# 6-7 weeks old kittens



## LauDub (May 27, 2009)

hey guys, on average how big is a 6-7 week old kitten? pics appreicated!

thanks


----------



## feorag (Jul 31, 2007)

It varies from breed to breed and moggy to moggy, but an average kitten will be 80-120g born and it should increase by its birth weight each week.

So a 100g kitten should weigh 700g when it's 6 weeks old.

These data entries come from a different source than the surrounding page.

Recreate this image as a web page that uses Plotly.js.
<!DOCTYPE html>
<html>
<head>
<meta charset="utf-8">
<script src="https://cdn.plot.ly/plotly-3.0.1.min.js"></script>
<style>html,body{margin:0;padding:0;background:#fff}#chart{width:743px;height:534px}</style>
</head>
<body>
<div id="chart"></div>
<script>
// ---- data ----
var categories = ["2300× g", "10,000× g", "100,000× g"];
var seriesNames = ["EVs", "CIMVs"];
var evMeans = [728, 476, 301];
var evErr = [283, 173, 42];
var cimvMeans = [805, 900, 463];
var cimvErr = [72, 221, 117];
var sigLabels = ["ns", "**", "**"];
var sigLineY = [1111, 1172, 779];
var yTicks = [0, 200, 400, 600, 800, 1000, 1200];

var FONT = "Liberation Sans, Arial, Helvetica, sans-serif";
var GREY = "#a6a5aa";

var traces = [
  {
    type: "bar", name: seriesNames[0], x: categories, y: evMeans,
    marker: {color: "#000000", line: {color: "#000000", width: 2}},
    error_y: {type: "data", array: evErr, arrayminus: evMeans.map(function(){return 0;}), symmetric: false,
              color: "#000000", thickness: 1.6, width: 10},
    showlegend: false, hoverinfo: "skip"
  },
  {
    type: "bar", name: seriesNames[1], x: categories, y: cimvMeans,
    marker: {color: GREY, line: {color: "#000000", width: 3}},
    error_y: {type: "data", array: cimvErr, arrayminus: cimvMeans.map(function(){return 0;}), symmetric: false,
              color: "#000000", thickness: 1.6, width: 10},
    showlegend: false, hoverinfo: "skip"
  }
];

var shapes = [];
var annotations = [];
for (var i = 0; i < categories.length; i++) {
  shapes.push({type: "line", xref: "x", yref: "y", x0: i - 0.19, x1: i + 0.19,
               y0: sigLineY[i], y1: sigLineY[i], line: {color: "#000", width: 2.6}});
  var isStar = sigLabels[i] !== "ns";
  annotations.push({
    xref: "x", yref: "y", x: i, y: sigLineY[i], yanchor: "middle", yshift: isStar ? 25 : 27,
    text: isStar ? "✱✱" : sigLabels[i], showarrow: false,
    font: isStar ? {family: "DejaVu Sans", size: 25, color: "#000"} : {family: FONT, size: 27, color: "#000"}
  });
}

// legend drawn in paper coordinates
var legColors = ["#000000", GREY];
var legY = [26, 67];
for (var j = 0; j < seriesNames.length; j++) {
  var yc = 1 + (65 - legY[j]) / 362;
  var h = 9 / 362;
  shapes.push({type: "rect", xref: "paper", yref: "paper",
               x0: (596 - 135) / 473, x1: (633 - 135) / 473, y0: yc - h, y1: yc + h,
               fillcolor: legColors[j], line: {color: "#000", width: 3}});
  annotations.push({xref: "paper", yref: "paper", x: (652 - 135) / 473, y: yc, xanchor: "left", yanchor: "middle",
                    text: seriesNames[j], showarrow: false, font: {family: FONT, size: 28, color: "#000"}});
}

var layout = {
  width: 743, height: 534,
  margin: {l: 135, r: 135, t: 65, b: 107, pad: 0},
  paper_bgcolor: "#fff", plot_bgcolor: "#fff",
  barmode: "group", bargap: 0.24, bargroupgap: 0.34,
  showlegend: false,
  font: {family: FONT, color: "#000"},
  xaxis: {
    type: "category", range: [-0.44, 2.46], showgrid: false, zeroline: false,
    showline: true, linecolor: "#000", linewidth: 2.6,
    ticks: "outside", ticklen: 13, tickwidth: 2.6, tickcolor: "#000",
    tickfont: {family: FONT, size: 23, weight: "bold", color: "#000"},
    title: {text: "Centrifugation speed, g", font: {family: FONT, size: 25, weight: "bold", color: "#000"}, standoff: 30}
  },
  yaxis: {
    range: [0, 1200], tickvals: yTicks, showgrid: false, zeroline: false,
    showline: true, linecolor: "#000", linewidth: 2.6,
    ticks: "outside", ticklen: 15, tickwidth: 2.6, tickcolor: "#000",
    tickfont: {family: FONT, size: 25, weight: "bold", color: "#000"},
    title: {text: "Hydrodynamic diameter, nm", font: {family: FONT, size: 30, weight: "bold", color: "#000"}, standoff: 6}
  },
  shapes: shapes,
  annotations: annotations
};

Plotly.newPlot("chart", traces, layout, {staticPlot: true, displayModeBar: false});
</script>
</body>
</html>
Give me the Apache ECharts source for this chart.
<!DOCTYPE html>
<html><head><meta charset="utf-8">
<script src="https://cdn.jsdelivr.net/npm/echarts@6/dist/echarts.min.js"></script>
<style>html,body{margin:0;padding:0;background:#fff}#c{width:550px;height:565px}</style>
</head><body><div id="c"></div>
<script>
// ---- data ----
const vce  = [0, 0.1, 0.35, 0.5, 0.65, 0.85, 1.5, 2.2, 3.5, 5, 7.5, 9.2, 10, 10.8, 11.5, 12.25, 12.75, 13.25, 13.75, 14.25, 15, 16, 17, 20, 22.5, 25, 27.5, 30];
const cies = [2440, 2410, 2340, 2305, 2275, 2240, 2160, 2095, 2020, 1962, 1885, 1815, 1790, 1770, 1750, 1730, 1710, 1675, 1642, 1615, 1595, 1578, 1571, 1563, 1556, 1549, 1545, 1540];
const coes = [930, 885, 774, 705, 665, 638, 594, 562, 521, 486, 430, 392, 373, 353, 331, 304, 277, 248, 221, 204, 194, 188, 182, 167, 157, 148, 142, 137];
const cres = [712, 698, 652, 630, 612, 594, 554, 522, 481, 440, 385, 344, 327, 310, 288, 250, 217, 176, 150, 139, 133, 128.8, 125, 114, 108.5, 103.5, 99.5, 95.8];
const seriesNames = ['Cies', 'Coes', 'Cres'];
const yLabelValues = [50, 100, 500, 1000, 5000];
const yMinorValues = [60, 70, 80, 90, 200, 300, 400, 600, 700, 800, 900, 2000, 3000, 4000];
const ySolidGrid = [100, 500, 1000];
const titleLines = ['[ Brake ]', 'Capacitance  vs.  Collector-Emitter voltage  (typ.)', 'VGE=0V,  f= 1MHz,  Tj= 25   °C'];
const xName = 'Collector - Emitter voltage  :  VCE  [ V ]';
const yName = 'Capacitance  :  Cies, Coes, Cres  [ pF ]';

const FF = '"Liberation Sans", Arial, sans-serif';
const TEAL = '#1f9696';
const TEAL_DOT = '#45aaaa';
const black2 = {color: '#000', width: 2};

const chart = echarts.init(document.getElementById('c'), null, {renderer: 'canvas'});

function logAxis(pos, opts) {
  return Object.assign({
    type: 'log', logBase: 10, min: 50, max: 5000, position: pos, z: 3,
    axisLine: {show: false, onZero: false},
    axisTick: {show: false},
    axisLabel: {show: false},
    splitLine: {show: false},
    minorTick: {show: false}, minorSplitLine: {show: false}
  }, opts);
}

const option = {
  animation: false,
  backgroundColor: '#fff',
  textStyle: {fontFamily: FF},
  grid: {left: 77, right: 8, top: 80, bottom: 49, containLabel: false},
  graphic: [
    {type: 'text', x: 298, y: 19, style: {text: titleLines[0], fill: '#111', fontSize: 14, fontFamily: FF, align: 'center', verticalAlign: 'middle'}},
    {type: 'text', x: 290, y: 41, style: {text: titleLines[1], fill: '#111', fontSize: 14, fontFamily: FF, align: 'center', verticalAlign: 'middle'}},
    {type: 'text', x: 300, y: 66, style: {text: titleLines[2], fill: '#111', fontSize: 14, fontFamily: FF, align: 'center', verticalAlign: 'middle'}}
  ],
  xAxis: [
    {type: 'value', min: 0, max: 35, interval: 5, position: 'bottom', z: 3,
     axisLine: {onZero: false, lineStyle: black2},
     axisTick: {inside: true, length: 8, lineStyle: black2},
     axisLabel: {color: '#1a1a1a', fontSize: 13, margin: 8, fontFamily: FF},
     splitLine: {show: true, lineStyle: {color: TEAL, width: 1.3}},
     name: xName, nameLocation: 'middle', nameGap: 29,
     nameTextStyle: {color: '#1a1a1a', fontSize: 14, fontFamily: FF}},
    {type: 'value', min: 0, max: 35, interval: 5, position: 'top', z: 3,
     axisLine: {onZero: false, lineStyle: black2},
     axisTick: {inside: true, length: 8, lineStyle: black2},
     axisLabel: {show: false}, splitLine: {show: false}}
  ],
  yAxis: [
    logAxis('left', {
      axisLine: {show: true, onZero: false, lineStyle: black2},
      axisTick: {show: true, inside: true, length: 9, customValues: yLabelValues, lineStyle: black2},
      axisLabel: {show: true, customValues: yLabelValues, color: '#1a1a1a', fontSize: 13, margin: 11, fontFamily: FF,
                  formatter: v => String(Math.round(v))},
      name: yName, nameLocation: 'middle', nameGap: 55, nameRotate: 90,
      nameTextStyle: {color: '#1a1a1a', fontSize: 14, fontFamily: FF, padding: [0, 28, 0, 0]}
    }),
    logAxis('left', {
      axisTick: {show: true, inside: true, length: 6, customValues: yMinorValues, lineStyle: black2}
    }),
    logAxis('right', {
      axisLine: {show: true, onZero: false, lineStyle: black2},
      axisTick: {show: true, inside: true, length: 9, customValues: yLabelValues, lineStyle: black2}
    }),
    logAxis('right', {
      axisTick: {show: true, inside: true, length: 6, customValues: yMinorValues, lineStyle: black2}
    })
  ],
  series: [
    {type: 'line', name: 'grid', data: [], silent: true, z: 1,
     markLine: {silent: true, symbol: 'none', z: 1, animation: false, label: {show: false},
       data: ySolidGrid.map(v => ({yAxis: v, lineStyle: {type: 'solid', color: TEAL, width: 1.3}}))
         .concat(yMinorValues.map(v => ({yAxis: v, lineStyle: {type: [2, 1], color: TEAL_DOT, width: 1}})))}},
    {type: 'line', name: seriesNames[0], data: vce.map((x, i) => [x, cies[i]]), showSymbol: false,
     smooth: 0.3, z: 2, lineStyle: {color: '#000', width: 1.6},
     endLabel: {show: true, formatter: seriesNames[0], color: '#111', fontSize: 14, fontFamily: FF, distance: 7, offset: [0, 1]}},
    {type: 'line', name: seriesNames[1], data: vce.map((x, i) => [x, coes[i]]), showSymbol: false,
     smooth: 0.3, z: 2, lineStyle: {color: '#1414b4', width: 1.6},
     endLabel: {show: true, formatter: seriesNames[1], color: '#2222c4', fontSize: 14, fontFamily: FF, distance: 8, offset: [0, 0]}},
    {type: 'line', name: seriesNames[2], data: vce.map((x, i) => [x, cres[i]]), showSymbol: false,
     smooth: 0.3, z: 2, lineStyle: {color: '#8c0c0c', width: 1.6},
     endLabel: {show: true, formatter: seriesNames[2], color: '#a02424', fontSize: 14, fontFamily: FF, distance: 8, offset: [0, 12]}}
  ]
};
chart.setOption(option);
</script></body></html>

This is one of my 6 week old kittens, sitting on my husband's lap










And these are 7 week old kittens with their mother for a size guess!


----------



## *H* (Jun 17, 2007)

Gorgeous Pics Eileen, the kittens look like they are smiling in that second pic :lol2:



This one is about 6-7 weeks old in these pics:
























http://www.reptileforums.co.uk/other-pets-exotics-pictures/397892-kitten-pt-2-very-pic.html

And this was her 2 weeks before (12 weeks old according to the person who I got her from....).. Which theres no chance as she weighed in at 420g, so 4-5 weeks at a guess.
I have very small hands by the way


----------



## feorag (Jul 31, 2007)

*H* said:


> Gorgeous Pics Eileen, the kittens look like they are smiling in that second pic :lol2:


It's a 'standard' requirement with Somalis that they have a smile!! If it doesn't smile, it ain't a Somali!!

Gorgeous kitten yours is by the way and no way was she 12 weeks!!!


----------



## Shell195 (May 31, 2007)

Awww smiling kittens:flrt:Gorgeous photos Eileen:no1:

*H* Smudge was so tiny when you got her :gasp: Shes very cute:flrt:


----------



## mrsfluff (Jul 15, 2007)

Eileen, that is such a cute pic :flrt:

Jo


----------



## *H* (Jun 17, 2007)

feorag said:


> It's a 'standard' requirement with Somalis that they have a smile!! If it doesn't smile, it ain't a Somali!!


Ahh that explains why most of them seem to be 'smiling' then : victory:


Shell195 said:


> Awww smiling kittens:flrt:Gorgeous photos Eileen:no1:
> 
> *H* Smudge was so tiny when you got her :gasp: Shes very cute:flrt:


Smudge? who's Smudge ?:lol2: 
I havn't named her, not planning on keeping her and you know what happens once you name them.... :whistling2:


----------



## feorag (Jul 31, 2007)

*H* said:


> Smudge? who's Smudge ?:lol2:
> I havn't named her, not planning on keeping her and you know what happens once you name them.... :whistling2:


I sure do. Harry is the first kitten I ever gave a name to instead of a number and he's still here 15 years later! :crazy:


----------